L'inquiètude des soignants est palpable, devant les annonces de déconfinement progressif qui va s'amorcer à partir de la mi-mai. Selon eux, cette décision intervient de manière trop précoce, alors que les indicateurs peinent encore à décroître.

Le monde médical ne cache pas son exaspération, ce jeudi, à la découverte du calendrier de réouvertures présenté par Emmanuel Macron. Le chef de l'État vise une réouverture des terrasses, des commerces et des lieux culturels dès le 19 mai. Les cafés, restaurants et salles de sport rouvriront quant à eux en intérieur le 9 juin, avant une suppression du couvre-feu le 30 juin.

Si les restaurateurs et le monde de la culture se réjouissent déjà de ces perspectives, les médecins et scientifiques, eux, jugent que cela intervient trop tôt "par rapport à une logique scientifique". Cet agenda est "écarté de la réalité scientifique" et "on a l'impression d'avoir perdu une bataille d’écoute”, a déclaré le professeur Gilles Pialoux sur RTL, chef du service des maladies infectieuses et tropicales de l'hôpital Tenon.

"Je ne vois pas par quel miracle ça va se stabiliser"

"Peut-être que ça va se stabiliser, mais je ne vois pas par quel miracle", a-t-il poursuivi, redoutant que la couverture vaccinale ne soit pas suffisante pour protéger la population au moment où tous les lieux publics rouvriront.

"C'est de nouveau un pari politique (...) On est quand même dans une situation sanitaire qui n'est absolument pas satisfaisante", s'étonne aussi sur BFMTV Karine Lacombe, infectiologue et cheffe du service des maladies infectieuses à l'hôpital Saint-Antoine à Paris. "On est un des seuls pays du monde à abroger les mesures de freinage alors qu'on est dans une situation sanitaire parmi les moins satisfaisantes d'Europe".

"Les indicateurs restent extrêmement élevés"

"C'est un choix sociétal risqué, que l'on paye au prix fort puisqu'on accepte tous les jours on certain nombre de morts", considère aussi Agnès Ricard-Hibon, directrice du Samu du Val-d'Oise et ancienne présidente de la SFMU (société française de médecine d'urgence) sur notre plateau. "Notre engagement c'est d'éviter les morts évitables, c'est de faire en sorte que tout patient qui a des chances de survie puisse avoir accès à la réanimation".

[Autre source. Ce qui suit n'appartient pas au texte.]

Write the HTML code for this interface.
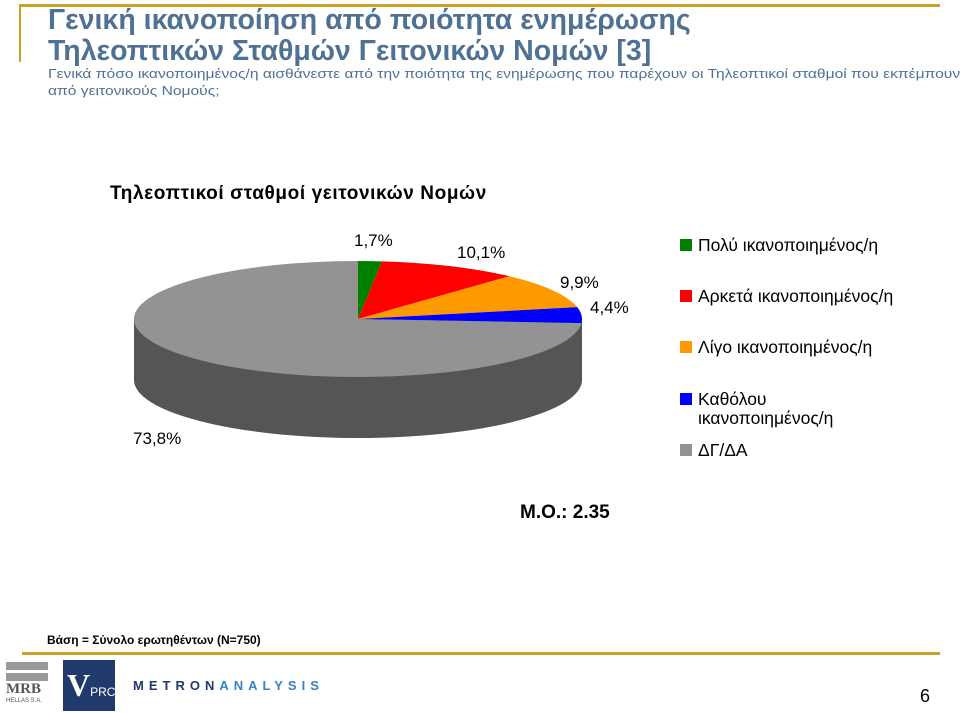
<!DOCTYPE html>
<html><head><meta charset="utf-8"><style>
body{margin:0;width:960px;height:713px;background:#fff;position:relative;overflow:hidden;font-family:"Liberation Sans",sans-serif}
.a{position:absolute;white-space:nowrap}
</style></head><body>
<div class="a" style="left:20px;top:4px;width:920px;height:3px;background:#c9a227"></div>
<div class="a" style="left:19px;top:4px;width:2px;height:58px;background:#c9a227"></div>
<div class="a" style="left:48px;top:5px;font-size:28.5px;font-weight:bold;color:#4f7193;line-height:31px">Γενική ικανοποίηση από ποιότητα ενημέρωσης<br>Τηλεοπτικών Σταθμών Γειτονικών Νομών [3]</div>
<div class="a" style="left:48px;top:65px;font-size:13px;color:#4f7193;line-height:17px;transform:scaleX(1.2);transform-origin:0 0">Γενικά πόσο ικανοποιημένος/η αισθάνεστε από την ποιότητα της ενημέρωσης που παρέχουν οι Τηλεοπτικοί σταθμοί που εκπέμπουν<br>από γειτονικούς Νομούς;</div>
<div class="a" style="left:110px;top:183px;font-size:19px;letter-spacing:0.6px;font-weight:bold;color:#000">Τηλεοπτικοί σταθμοί γειτονικών Νομών</div>
<svg class="a" style="left:0;top:0" width="960" height="713">
<g id="pie"></g>
<g id="labels" font-family="Liberation Sans, sans-serif" font-size="17" fill="#000"></g>
</svg>
<div class="a" style="left:680px;top:236px;font-size:17.5px;color:#000;line-height:19px">
<div class="a" style="left:0;top:0"><span style="display:inline-block;width:12px;height:12px;background:#008000;margin-right:6px"></span>Πολύ ικανοποιημένος/η</div>
<div class="a" style="left:0;top:51px"><span style="display:inline-block;width:12px;height:12px;background:#ff0000;margin-right:6px"></span>Αρκετά ικανοποιημένος/η</div>
<div class="a" style="left:0;top:102px"><span style="display:inline-block;width:12px;height:12px;background:#ff9900;margin-right:6px"></span>Λίγο ικανοποιημένος/η</div>
<div class="a" style="left:0;top:154px"><span style="display:inline-block;width:12px;height:12px;background:#0000ff;margin-right:6px"></span>Καθόλου<br><span style="margin-left:18px">ικανοποιημένος/η</span></div>
<div class="a" style="left:0;top:205px"><span style="display:inline-block;width:12px;height:12px;background:#939393;margin-right:6px"></span>ΔΓ/ΔΑ</div>
</div>
<div class="a" style="left:520px;top:502px;font-size:19px;font-weight:bold">Μ.Ο.: 2.35</div>
<div class="a" style="left:47px;top:633px;font-size:12px;font-weight:bold">Βάση = Σύνολο ερωτηθέντων (Ν=750)</div>
<div class="a" style="left:22px;top:652px;width:918px;height:3px;background:#c9a227"></div>
<div class="a" style="left:6px;top:662px;width:42px;height:46px">
<div style="height:8px;background:#999"></div><div style="height:3px"></div><div style="height:8px;background:#999"></div>
<div style="font:bold 15px 'Liberation Serif',serif;color:#555;line-height:17px">MRB</div><div style="font-size:6px;color:#555">HELLAS S.A.</div></div>
<div class="a" style="left:63px;top:660px;width:52px;height:51px;background:#1f3a6b;color:#fff;font:bold 32px 'Liberation Serif',serif;line-height:51px;padding-left:4px;box-sizing:border-box">V<span style="font:12px 'Liberation Sans',sans-serif">PRC</span></div>
<div class="a" style="left:133px;top:678px;font-size:13px;font-weight:bold;letter-spacing:5px;color:#1f3a6b">METRON<span style="color:#3a7fc4">ANALYSIS</span></div>
<div class="a" style="left:920px;top:686px;font-size:18px">6</div>
<script>
const categories=["Πολύ","Αρκετά","Λίγο","Καθόλου","ΔΓ/ΔΑ"];
const values=[1.7,10.1,9.9,4.4,73.8];
const valueLabels=["1,7%","10,1%","9,9%","4,4%","73,8%"];
const colors=["#008000","#ff0000","#ff9900","#0000ff","#939393"];
const cx=358,cy=319,rx=224,ry=58,depth=61;
const NS="http://www.w3.org/2000/svg";
const g=document.getElementById('pie'),lg=document.getElementById('labels');
function pt(t){return [cx+rx*Math.sin(t),cy-ry*Math.cos(t)];}
const side=document.createElementNS(NS,'path');
side.setAttribute('d',`M${cx-rx},${cy} L${cx-rx},${cy+depth} A${rx},${ry} 0 0 0 ${cx+rx},${cy+depth} L${cx+rx},${cy} Z`);
side.setAttribute('fill','#555');


g.appendChild(side);
const total=values.reduce((a,b)=>a+b,0);
let acc=0;
const labelPos=[[354,246],[457,258],[560,288],[590,313],[133,444]];
values.forEach((v,i)=>{
 const t0=acc/total*2*Math.PI; acc+=v; const t1=acc/total*2*Math.PI;
 const p0=pt(t0),p1=pt(t1);
 const large=(t1-t0)>Math.PI?1:0;
 const p=document.createElementNS(NS,'path');
 p.setAttribute('d',`M${cx},${cy} L${p0[0]},${p0[1]} A${rx},${ry} 0 ${large} 1 ${p1[0]},${p1[1]} Z`);
 p.setAttribute('fill',colors[i]);
 
 
 g.appendChild(p);
 const tx=document.createElementNS(NS,'text');
 tx.setAttribute('x',labelPos[i][0]);tx.setAttribute('y',labelPos[i][1]);
 tx.textContent=valueLabels[i];
 
 
 lg.appendChild(tx);
});
</script>
</body></html>
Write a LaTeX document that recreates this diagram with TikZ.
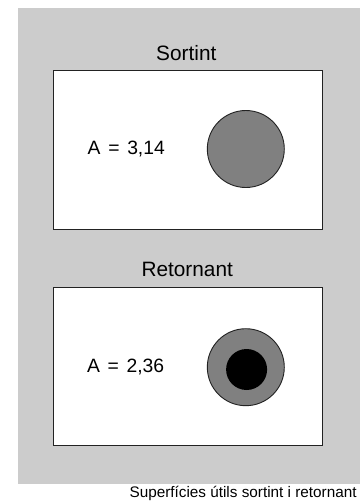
\documentclass[tikz,border=0pt]{standalone}
\usepackage{fontspec}
\setmainfont{Liberation Sans}
\definecolor{bggray}{HTML}{CCCCCC}
\definecolor{discgray}{HTML}{808080}
\definecolor{edge}{HTML}{222222}
\newcommand{\eqsp}{\hspace{0.4em}}
\begin{document}
\begin{tikzpicture}[x=1pt,y=-1pt,
  panel/.style={draw=edge,line width=1.4pt,fill=white,rectangle,inner sep=0pt},
  disc/.style={draw=edge,line width=0.9pt,fill=discgray,circle,inner sep=0pt,minimum size=77pt},
  core/.style={fill=black,circle,inner sep=0pt,minimum size=41pt},
  title/.style={font=\fontsize{20.8}{24}\selectfont,anchor=base,inner sep=0pt},
  area/.style={font=\fontsize{19.3}{22}\selectfont,anchor=base west,inner sep=0pt},
  caption/.style={font=\fontsize{15.3}{18}\selectfont,anchor=base east,inner sep=0pt}]
\useasboundingbox (0,0) rectangle (360,504);
\fill[white] (0,0) rectangle (360,504);
\fill[bggray] (18,8) rectangle (360,484);
% top panel
\node[panel,minimum width=269pt,minimum height=158.6pt] (box1) at (187.8,150) {};
\node[title] (t1) at (186.3,60) {Sortint};
\node[area] (a1) at (87.5,154) {A\eqsp=\eqsp3,14};
\node[disc] (c1) at (245.8,149) {};
% bottom panel
\node[panel,minimum width=269pt,minimum height=158pt] (box2) at (187.8,366.6) {};
\node[title] (t2) at (187.2,276) {Retornant};
\node[area] (a2) at (86.8,372.5) {A\eqsp=\eqsp2,36};
\node[disc] (c2) at (245.8,367.2) {};
\node[core] (k2) at (246.6,369.5) {};
% caption
\node[caption] (cap) at (356.8,497) {Superfícies útils sortint i retornant};
\end{tikzpicture}
\end{document}
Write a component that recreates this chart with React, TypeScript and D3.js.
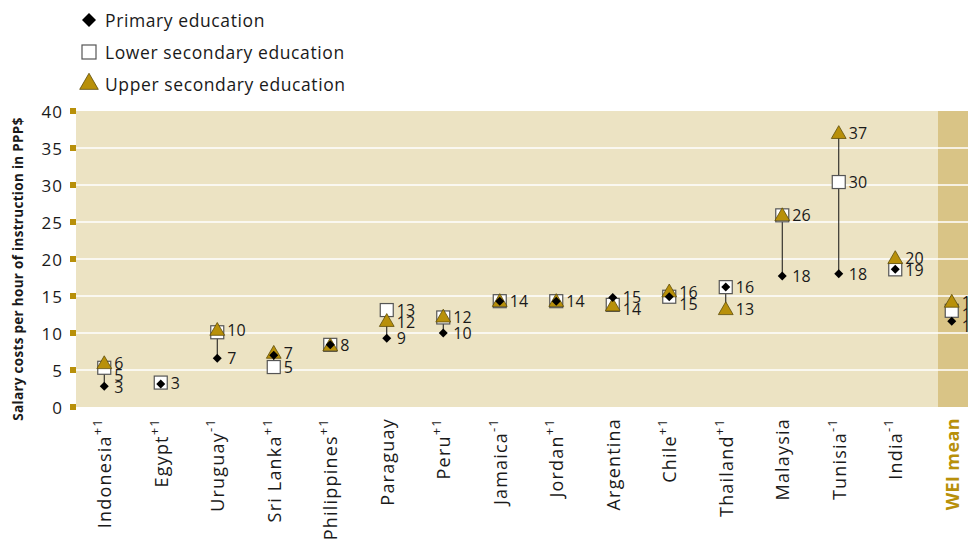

Or "aujourd'hui mon Samu a mis plus d'une heure à essayer de trouver un lit de réanimation pour un patient. Donc on est déjà à saturation des lits de réanimation". La directrice du Samu explique que même si le nombre d'entrées en réa décroît très légèrement ces derniers jours, le changement n'est pas perceptible pour les équipes médicales qui doivent reprogrammer des patients non-Covid.

Bien-sûr qu'"on est inquiets" face à ces annonces, confirme Julien Carvelli, réanimateur aux urgences de l'hôpital de la Timone à Marseille sur BFMTV. "Certes on a peut-être vu le pic épidémique passer, mais les indicateurs restent extrêmement élevés. (...) La situation à la Timone est sous tension: on a plus de 90 patients Covid dans nos réanimations, plus de 200 patients hospitalisés dans les unités conventionnelles".

Des mesures de freinage actionnables en cas de dégradation

"À date du 19 mai, le taux de contamination devrait être autour de 15.000 nouvelles contaminations par jour en France, ce qui est quand même trois fois plus que le seuil que nous avions retenu pour pouvoir appliquer une politique de dépister/tracer/isoler", rappelle le professeur Bruno Megarbane sur BFMTV.

Même si, pour le chef du service de réanimation à l'hôpital Lariboisière à Paris (AP-HP), le choix gouvernemental semble "raisonnable" dans le sens où les indicateurs baissent certes lentement, mais ils suivent une courbe descendante et devraient être accompagnés par une couverture vaccinale croissante.

Lors de son entretien à la presse régionale, Emmanuel Macron a précisé que des mesures de "freins d'urgence" seraient actionnables en cas de dégradation de la situation sanitaire et si le virus circule à nouveau trop fortement. Elles permettront de bloquer des réouvertures prévues dans le cadre du déconfinement.

À ce jour, huit départements ont encore un taux d'incidence supérieur à 400 cas pour 100.000 habitants: à savoir la Seine-Saint-Denis, le Val-d'Oise, le Val-de-Marne, les Bouches-du-Rhône, l'Essonne, la Seine-et-Marne, l'Oise et Paris.